▶ TO BE DONE
From the first line of the data below through the line holding "(txlbl3) at (535,280)", output each line exactly and leave the pictures out.

▶ COLLECTED MATERIAL
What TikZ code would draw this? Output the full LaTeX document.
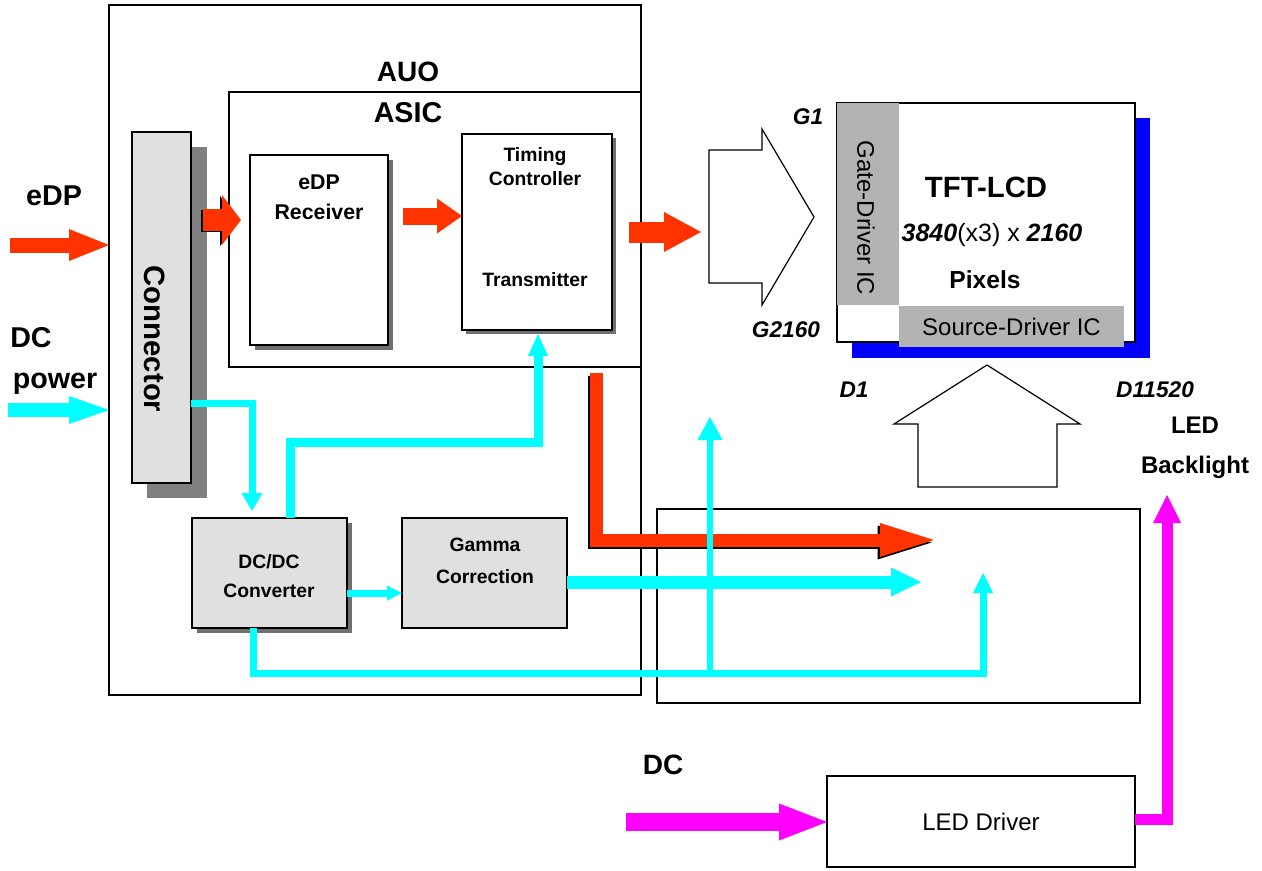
\documentclass[tikz,border=0pt]{standalone}
\usepackage{fontspec}
\setmainfont{Liberation Sans}
\usetikzlibrary{arrows.meta,fit,calc}
\definecolor{redA}{HTML}{FF3300}
\definecolor{cyanA}{HTML}{00FFFF}
\definecolor{magA}{HTML}{FF00FF}
\definecolor{blueA}{HTML}{0000FF}
\definecolor{boxgray}{HTML}{E0E0E0}
\definecolor{icgray}{HTML}{B3B3B3}
\definecolor{shadowgray}{HTML}{808080}
\definecolor{softshadow}{HTML}{707070}
\begin{document}
\begin{tikzpicture}[x=0.75pt,y=-0.75pt,
  frame/.style={draw=black, inner sep=0pt, outer sep=0pt},
  txtb/.style={inner sep=0pt, font=\fontsize{#1}{#1}\selectfont\bfseries},
  txtr/.style={inner sep=0pt, font=\fontsize{#1}{#1}\selectfont},
  txtbi/.style={inner sep=0pt, font=\fontsize{#1}{#1}\selectfont\bfseries\itshape},
  hollow/.style={draw=black, line width=0.9pt, fill=white, line join=miter},
]
\useasboundingbox (0,0) rectangle (1262,870);

% ---------- frames ----------
\node[frame, line width=1.1pt, fit={(109,5)(641,695)}] (auo) {};
\node[frame, line width=1.1pt, fit={(657,509)(1140,703)}] (board) {};
\node[frame, line width=1.8pt, fit={(229,92)(641,367)}] (asic) {};
\node[txtb=21pt] (auolbl) at (408,72) {AUO};
\node[txtb=21.5pt] (asiclbl) at (408,113) {ASIC};

% connector
\fill[shadowgray] (147,147) rectangle (207,498);
\node[frame, line width=1.4pt, fill=boxgray, fit={(132,132)(191,483)}] (conn) {};
\node[txtb=22pt, rotate=-90] (connlbl) at (155,339) {Connector};

% eDP receiver
\fill[softshadow] (255,160) rectangle (393,350);
\node[frame, line width=1.3pt, fill=white, fit={(250,155)(388,345)}] (rec) {};
\node[txtb=16pt] (reclbl1) at (319,182) {eDP};
\node[txtb=16pt] (reclbl2) at (319,212) {Receiver};

% timing controller
\fill[softshadow] (466,138) rectangle (616,334);
\node[frame, line width=1.3pt, fill=white, fit={(462,134)(612,330)}] (tx) {};
\node[txtb=14.5pt] (txlbl1) at (535,157) {Timing};
\node[txtb=14.5pt] (txlbl2) at (535,179) {Controller};
\node[txtb=14.5pt] (txlbl3) at (535,280) {Transmitter};

% DC/DC
\fill[softshadow] (197,523) rectangle (352,633);
\node[frame, line width=1.3pt, fill=boxgray, fit={(192,518)(347,628)}] (dcdc) {};
\node[txtb=14.5pt] (dclbl1) at (269,562) {DC/DC};
\node[txtb=14.5pt] (dclbl2) at (269,591) {Converter};

% Gamma
\node[frame, line width=1.3pt, fill=boxgray, fit={(402,518)(567,628)}] (gamma) {};
\node[txtb=14.5pt] (gmlbl1) at (485,545) {Gamma};
\node[txtb=14.5pt] (gmlbl2) at (485,577) {Correction};

% TFT panel
\fill[blueA] (852,118) rectangle (1150,358);
\node[frame, line width=1.8pt, fill=white, fit={(837,103)(1135,342)}] (tft) {};
\fill[icgray] (837,103) rectangle (899,305);
\node[fit={(899,306)(1124,347)}, inner sep=0pt, fill=icgray] (srcic) {};
\node[txtr=18pt, rotate=-90] (gatelbl) at (866,218) {Gate-Driver IC};
\node[txtr=18pt] (srclbl) at (srcic.center) {Source-Driver IC};
\node[txtb=22pt] (tftlbl) at (986,187) {TFT-LCD};
\node[txtr=18.75pt] (reslbl) at (992,235) {{\bfseries\itshape 3840}(x3) x {\bfseries\itshape 2160}};
\node[txtb=18.5pt] (pixlbl) at (985,280) {Pixels};
\node[txtbi=17pt] (g1) at (808,117) {G1};
\node[txtbi=17pt] (g2160) at (786,330) {G2160};
\node[txtbi=17pt] (d1) at (854,390) {D1};
\node[txtbi=17pt] (d11520) at (1155,390) {D11520};

% hollow arrows
\draw[hollow] (709,150) -- (762,150) -- (762,129) -- (814,217) -- (762,305) -- (762,283) -- (709,283) -- cycle;
\draw[hollow] (918,487) -- (918,424) -- (894,424) -- (987,365) -- (1080,424) -- (1057,424) -- (1057,487) -- cycle;

% LED backlight / driver
\node[txtb=18pt] (ledlbl1) at (1195,425) {LED};
\node[txtb=18pt] (ledlbl2) at (1195,467) {Backlight};
\node[frame, line width=1.2pt, fit={(827,776)(1135,867)}] (led) {};
\node[txtr=18pt] (ledlbl) at (led.center) {LED Driver};

% side labels
\node[txtb=21.5pt] (edplbl) at (54,196) {eDP};
\node[txtb=21.5pt] (dclbl) at (31,338) {DC};
\node[txtb=21.5pt] (pwrlbl) at (55,384) {power};
\node[txtb=21pt] (dc2lbl) at (663,765) {DC};

% ---------- red arrows ----------
\coordinate (edpsrc) at (10,245);
\draw[redA, line width=11.25pt, -{Triangle[length=30pt,width=24pt,line width=0pt]}] (edpsrc) -- (edpsrc -| auo.west);

\coordinate (ca1) at (203,220);
\coordinate (ca2) at (241,220);
\draw[black, line width=16.5pt, -{Triangle[length=14.25pt,width=37.5pt,line width=0pt]}] ([shift={(-2,1)}]ca1) -- ([shift={(-2,1)}]ca2);
\draw[redA, line width=16.5pt, -{Triangle[length=14.25pt,width=37.5pt,line width=0pt]}] (ca1) -- (ca2);

\coordinate (rt1) at (403,216);
\draw[redA, line width=12.75pt, -{Triangle[length=18.75pt,width=26.25pt,line width=0pt]}] (rt1) -- (rt1 -| tx.west);

\coordinate (tg1) at (629,232);
\coordinate (tg2) at (701,232);
\draw[redA, line width=15.75pt, -{Triangle[length=27.75pt,width=30pt,line width=0pt]}] (tg1) -- (tg2);

\coordinate (la) at (596.5,373);
\coordinate (lb) at (596.5,540);
\coordinate (lc) at (934,540);
\draw[black, line width=9.75pt, -{Triangle[length=40.5pt,width=25.5pt,line width=0pt]}] ([shift={(-2.5,2.5)}]la) -- ([shift={(-2.5,2.5)}]lb) -- ([shift={(-2.5,2.5)}]lc);
\draw[redA, line width=9.75pt, -{Triangle[length=40.5pt,width=25.5pt,line width=0pt]}] (la) -- (lb) -- (lc);

% ---------- cyan arrows ----------
\coordinate (dcsrc) at (8,410);
\draw[cyanA, line width=10.5pt, -{Triangle[length=30pt,width=21pt,line width=0pt]}] (dcsrc) -- (dcsrc -| auo.west);

\coordinate (c1) at (252,403);
\coordinate (c1e) at (252,511);
\draw[cyanA, line width=5.25pt, -{Triangle[length=13.5pt,width=15.75pt,line width=0pt]}] (conn.east |- c1) -- (c1) -- (c1e);

\coordinate (c2a) at (290,442);
\coordinate (c2b) at (538,442);
\coordinate (c2e) at (538,334);
\draw[cyanA, line width=6.75pt, -{Triangle[length=16.5pt,width=15pt,line width=0pt]}] (dcdc.north -| c2a) -- (c2a) -- (c2b) -- (c2e);

\coordinate (c3) at (347,593);
\draw[cyanA, line width=5.25pt, -{Triangle[length=11.25pt,width=11.25pt,line width=0pt]}] (c3) -- (c3 -| gamma.west);

\coordinate (c4a) at (567,582);
\coordinate (c4e) at (921,582);
\draw[cyanA, line width=9.75pt, -{Triangle[length=22.5pt,width=21.75pt,line width=0pt]}] (c4a) -- (c4e);

\coordinate (c5a) at (253,673);
\coordinate (c5b) at (983,673);
\coordinate (c5e) at (983,573);
\draw[cyanA, line width=5.25pt, -{Triangle[length=15pt,width=15pt,line width=0pt]}] (dcdc.south -| c5a) -- (c5a) -- (c5b) -- (c5e);

\coordinate (c6a) at (710,673);
\coordinate (c6e) at (710,417);
\draw[cyanA, line width=4.5pt, -{Triangle[length=17.25pt,width=18.75pt,line width=0pt]}] (c6a) -- (c6e);

% ---------- magenta arrows ----------
\coordinate (m1) at (626,822);
\draw[magA, line width=13.5pt, -{Triangle[length=36pt,width=27.75pt,line width=0pt]}] (m1) -- (m1 -| led.west);

\coordinate (m2a) at (1167,819);
\coordinate (m2e) at (1167,495);
\draw[magA, line width=8.25pt, -{Triangle[length=21pt,width=21pt,line width=0pt]}] (led.east |- m2a) -- (m2a) -- (m2e);
\end{tikzpicture}
\end{document}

▶ TASK OUTPUT
What TikZ code would draw this? Output the full LaTeX document.
\documentclass[tikz,border=0pt]{standalone}
\usepackage{fontspec}
\setmainfont{Liberation Sans}
\usetikzlibrary{arrows.meta,fit,calc}
\definecolor{redA}{HTML}{FF3300}
\definecolor{cyanA}{HTML}{00FFFF}
\definecolor{magA}{HTML}{FF00FF}
\definecolor{blueA}{HTML}{0000FF}
\definecolor{boxgray}{HTML}{E0E0E0}
\definecolor{icgray}{HTML}{B3B3B3}
\definecolor{shadowgray}{HTML}{808080}
\definecolor{softshadow}{HTML}{707070}
\begin{document}
\begin{tikzpicture}[x=0.75pt,y=-0.75pt,
  frame/.style={draw=black, inner sep=0pt, outer sep=0pt},
  txtb/.style={inner sep=0pt, font=\fontsize{#1}{#1}\selectfont\bfseries},
  txtr/.style={inner sep=0pt, font=\fontsize{#1}{#1}\selectfont},
  txtbi/.style={inner sep=0pt, font=\fontsize{#1}{#1}\selectfont\bfseries\itshape},
  hollow/.style={draw=black, line width=0.9pt, fill=white, line join=miter},
]
\useasboundingbox (0,0) rectangle (1262,870);

% ---------- frames ----------
\node[frame, line width=1.1pt, fit={(109,5)(641,695)}] (auo) {};
\node[frame, line width=1.1pt, fit={(657,509)(1140,703)}] (board) {};
\node[frame, line width=1.8pt, fit={(229,92)(641,367)}] (asic) {};
\node[txtb=21pt] (auolbl) at (408,72) {AUO};
\node[txtb=21.5pt] (asiclbl) at (408,113) {ASIC};

% connector
\fill[shadowgray] (147,147) rectangle (207,498);
\node[frame, line width=1.4pt, fill=boxgray, fit={(132,132)(191,483)}] (conn) {};
\node[txtb=22pt, rotate=-90] (connlbl) at (155,339) {Connector};

% eDP receiver
\fill[softshadow] (255,160) rectangle (393,350);
\node[frame, line width=1.3pt, fill=white, fit={(250,155)(388,345)}] (rec) {};
\node[txtb=16pt] (reclbl1) at (319,182) {eDP};
\node[txtb=16pt] (reclbl2) at (319,212) {Receiver};

% timing controller
\fill[softshadow] (466,138) rectangle (616,334);
\node[frame, line width=1.3pt, fill=white, fit={(462,134)(612,330)}] (tx) {};
\node[txtb=14.5pt] (txlbl1) at (535,157) {Timing};
\node[txtb=14.5pt] (txlbl2) at (535,179) {Controller};
\node[txtb=14.5pt] (txlbl3) at (535,280) {Transmitter};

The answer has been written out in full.